For reasons also explained herein, Bayern wore a mashup of red home shirt, red home socks and blue and yellow shorts from a once-worn Brazil-styled change kit, which, under Udo Lattek, had become go-to change shorts in as official a capacity as things could be in the late 1980s. The game was lost, Lattek departed, and the shorts could finally enjoy a well-earned retirement.
But how would Bayern fans today feel about blue shorts had Bayern won the European Cup in 1987? The Butterfly Effect and The Simpons’ ‘Treehouse of Horror V’ both demonstrated how things can go haywire when you change history, but we’ll use a little artistic licence and say everything else stayed the same.
Not only could Bayern fans have embraced the blue shorts, but in 2016-17, Bayern could have found themselves in a tribute kit to celebrate the 30th anniversary of the triumph – in the season of victory, not merely, and temporarily, the year, as it should always be.

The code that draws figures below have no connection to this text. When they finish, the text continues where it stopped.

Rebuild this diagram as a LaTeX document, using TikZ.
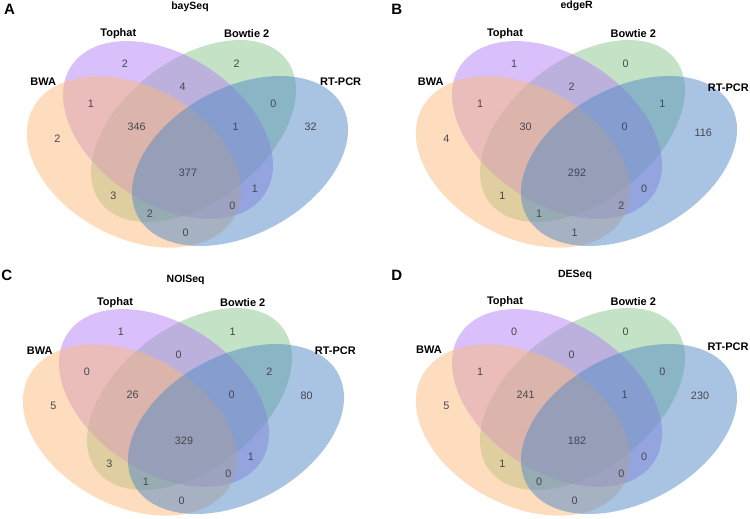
\documentclass[tikz,border=0pt]{standalone}
\usepackage{fontspec}
\setmainfont{Liberation Sans}
\definecolor{cOr}{RGB}{251,187,125}
\definecolor{cPu}{RGB}{179,129,245}
\definecolor{cGr}{RGB}{137,197,139}
\definecolor{cBl}{RGB}{81,137,197}
\definecolor{numc}{RGB}{70,70,78}
\tikzset{
  setfill/.style={fill=#1, fill opacity=0.5},
  num/.style={font=\fontsize{10.8}{12}\selectfont, text=numc, inner sep=0pt},
  cat/.style={font=\fontsize{11}{13}\selectfont\bfseries, inner sep=0pt},
  ttl/.style={font=\fontsize{10.5}{13}\selectfont\bfseries, inner sep=0pt},
  plet/.style={font=\fontsize{15}{17}\selectfont\bfseries, inner sep=0pt},
}
% four set ellipses (green, purple, orange, blue order)
\newcommand\vennellipses{%
  \fill[setfill=cGr, rotate around={37.6:(193.5,131)}] (193.5,131) ellipse [x radius=117.2pt, y radius=71pt];
  \fill[setfill=cPu, rotate around={-33.5:(168,130)}] (168,130) ellipse [x radius=116pt, y radius=74pt];
  \fill[setfill=cOr, rotate around={-28:(134,162)}] (134,162) ellipse [x radius=114.5pt, y radius=75.5pt];
  \fill[setfill=cBl, rotate around={28.4:(240,161)}] (240,161) ellipse [x radius=116.2pt, y radius=73.4pt];
}
% region counts: T, Bw, TB, WT, BR, W, WTB, TBR
\newcommand\vennnumsA[8]{%
  \node[num] (\pfx-T)   at (125,64)     {#1};
  \node[num] (\pfx-Bw)  at (236.7,64)   {#2};
  \node[num] (\pfx-TB)  at (182.7,86.7) {#3};
  \node[num] (\pfx-WT)  at (91,104)     {#4};
  \node[num] (\pfx-BR)  at (273.3,103.3){#5};
  \node[num] (\pfx-W)   at (57.3,138.3) {#6};
  \node[num] (\pfx-WTB) at (136.7,126.7){#7};
  \node[num] (\pfx-TBR) at (235.7,126.7){#8};
}
% all, WB, TR, WBR, WTR, WR
\newcommand\vennnumsB[6]{%
  \node[num] (\pfx-all) at (188,173)    {#1};
  \node[num] (\pfx-WB)  at (113.3,195.7){#2};
  \node[num] (\pfx-TR)  at (255,189)    {#3};
  \node[num] (\pfx-WBR) at (150,213.3)  {#4};
  \node[num] (\pfx-WTR) at (232.3,206)  {#5};
  \node[num] (\pfx-WR)  at (185.7,232.7){#6};
}
\begin{document}
\begin{tikzpicture}[x=1pt,y=-1pt]
\useasboundingbox (0,0) rectangle (750,519);
% ---------- Panel A ----------
\begin{scope}
  \vennellipses
  \def\pfx{A}
  \vennnumsA{2}{2}{4}{1}{0}{2}{346}{1}
  \vennnumsB{377}{3}{1}{2}{0}{0}
  \node[num] (A-R) at (310.7,126.7) {32};
\end{scope}
\node[plet] (A-let) at (9.5,9.5) {A};
\node[ttl] (A-ttl) at (190,6.7) {baySeq};
\node[cat] (A-c1) at (43.3,81.7) {BWA};
\node[cat] (A-c2) at (118.3,33.3) {Tophat};
\node[cat] (A-c3) at (246.7,33.3) {Bowtie 2};
\node[cat] (A-c4) at (340.7,81.7) {RT-PCR};
% ---------- Panel B ----------
\begin{scope}[shift={(389,0)}]
  \vennellipses
  \def\pfx{B}
  \vennnumsA{1}{0}{2}{1}{1}{4}{30}{0}
  \vennnumsB{292}{1}{0}{1}{2}{1}
  \node[num] (B-R) at (314.3,132.7) {116};
\end{scope}
\node[plet] (B-let) at (396.7,9.7) {B};
\node[ttl] (B-ttl) at (576.7,6) {edgeR};
\node[cat] (B-c1) at (430.8,81.8) {BWA};
\node[cat] (B-c2) at (505,33.3) {Tophat};
\node[cat] (B-c3) at (633.3,33.3) {Bowtie 2};
\node[cat] (B-c4) at (728.3,87.3) {RT-PCR};
% ---------- Panel C ----------
\begin{scope}[shift={(-4,268)}]
  \vennellipses
  \def\pfx{C}
  \vennnumsA{1}{1}{0}{0}{2}{5}{26}{0}
  \vennnumsB{329}{3}{1}{1}{0}{0}
  \node[num] (C-R) at (310.7,127.7) {80};
\end{scope}
\node[plet] (C-let) at (6.7,275.7) {C};
\node[ttl] (C-ttl) at (185.7,279.5) {NOISeq};
\node[cat] (C-c1) at (39.7,350.8) {BWA};
\node[cat] (C-c2) at (115,302.3) {Tophat};
\node[cat] (C-c3) at (242.7,302.3) {Bowtie 2};
\node[cat] (C-c4) at (335.3,350.7) {RT-PCR};
% ---------- Panel D ----------
\begin{scope}[shift={(389,268)}]
  \vennellipses
  \def\pfx{D}
  \vennnumsA{0}{0}{0}{1}{0}{5}{241}{1}
  \vennnumsB{182}{1}{0}{0}{0}{0}
  \node[num] (D-R) at (311,127.7) {230};
\end{scope}
\node[plet] (D-let) at (396.7,275) {D};
\node[ttl] (D-ttl) at (575,275) {DESeq};
\node[cat] (D-c1) at (429,350) {BWA};
\node[cat] (D-c2) at (505,301.7) {Tophat};
\node[cat] (D-c3) at (633.3,301.7) {Bowtie 2};
\node[cat] (D-c4) at (728,346.3) {RT-PCR};
\end{tikzpicture}
\end{document}
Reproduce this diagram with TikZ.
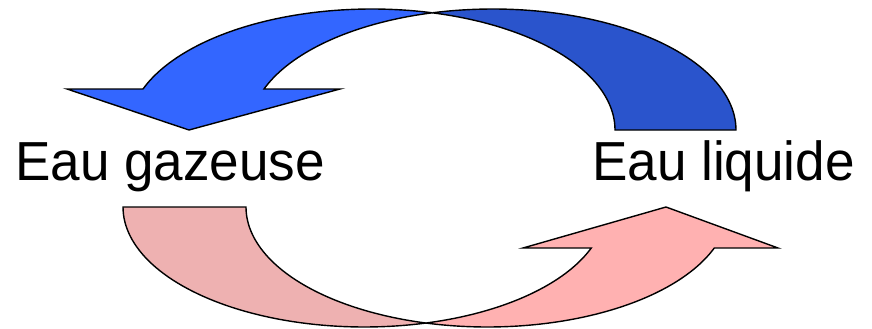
\documentclass[tikz,border=0pt]{standalone}
\usepackage{graphicx}
\usepackage{fontspec}
\setmainfont{Liberation Sans}
\definecolor{blueA}{HTML}{3366FF}
\definecolor{blueB}{HTML}{2A54CC}
\definecolor{pinkA}{HTML}{EEB1B1}
\definecolor{pinkB}{HTML}{FFB1B1}
\newcommand{\narrowtxt}[1]{\scalebox{0.965}[1]{#1}}
\begin{document}
\begin{tikzpicture}[x=1pt,y=-1pt]
\tikzset{piece/.style={draw=black,line width=1.4pt},
  lbl/.style={inner sep=0pt,anchor=base west,font=\fontsize{55}{60}\selectfont}}
\useasboundingbox (0,0) rectangle (872,329);
% top arrow, dark back part
\filldraw[piece,fill=blueB] plot[domain=360:255.6,samples=60] ({492.8+243.2*cos(\x)},{130+121*sin(\x)})
  -- plot[domain=284.4:360,samples=60] ({371.8+243.2*cos(\x)},{130+121*sin(\x)}) -- cycle;
% top arrow, front part with head
\filldraw[piece,fill=blueA] plot[domain=199.8:284.4,samples=60] ({371.8+243.2*cos(\x)},{130+121*sin(\x)})
  -- plot[domain=255.6:199.8,samples=60] ({492.8+243.2*cos(\x)},{130+121*sin(\x)})
  -- (340,89) -- (189,130) -- (67,89) -- cycle;
% bottom arrow, darker back part
\filldraw[piece,fill=pinkA] plot[domain=180:75.2,samples=60] ({364.4+241.4*cos(\x)},{207+120*sin(\x)})
  -- plot[domain=104.8:180,samples=60] ({487.4+241.4*cos(\x)},{207+120*sin(\x)}) -- cycle;
% bottom arrow, front part with head
\filldraw[piece,fill=pinkB] plot[domain=75.2:20,samples=60] ({364.4+241.4*cos(\x)},{207+120*sin(\x)})
  -- (523,248) -- (666,207) -- (778,248)
  -- plot[domain=20:104.8,samples=60] ({487.4+241.4*cos(\x)},{207+120*sin(\x)}) -- cycle;
\node[lbl] (gaz) at (15,180) {\narrowtxt{Eau gazeuse}};
\node[lbl] (liq) at (592,180) {\narrowtxt{Eau liquide}};
\end{tikzpicture}
\end{document}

It’d be a subtle change, but the 2016 shirt could rotate the horizontally-ribbed effect 45 degrees to nod to the inspirational version’s diagonal jacquard shadow pattern – seen again on Sweden’s kit for the last World Cup – keep the side-of-torso stripes, but change them to white-yellow-white, and repeat on the newly light blue shorts for continuity. A kit which looks back whilst not jarring as much as the doomed muse. What could have been.
Jay also had another request which was a lot more radical – that of an Ajax kit using the the 1991-92 Luton Town design.
Ajax did actually have Umbro at the time but in a more sedate style – so traditional were the club that there was a backlash against having the adidas stripes on the kit during the early 2000s.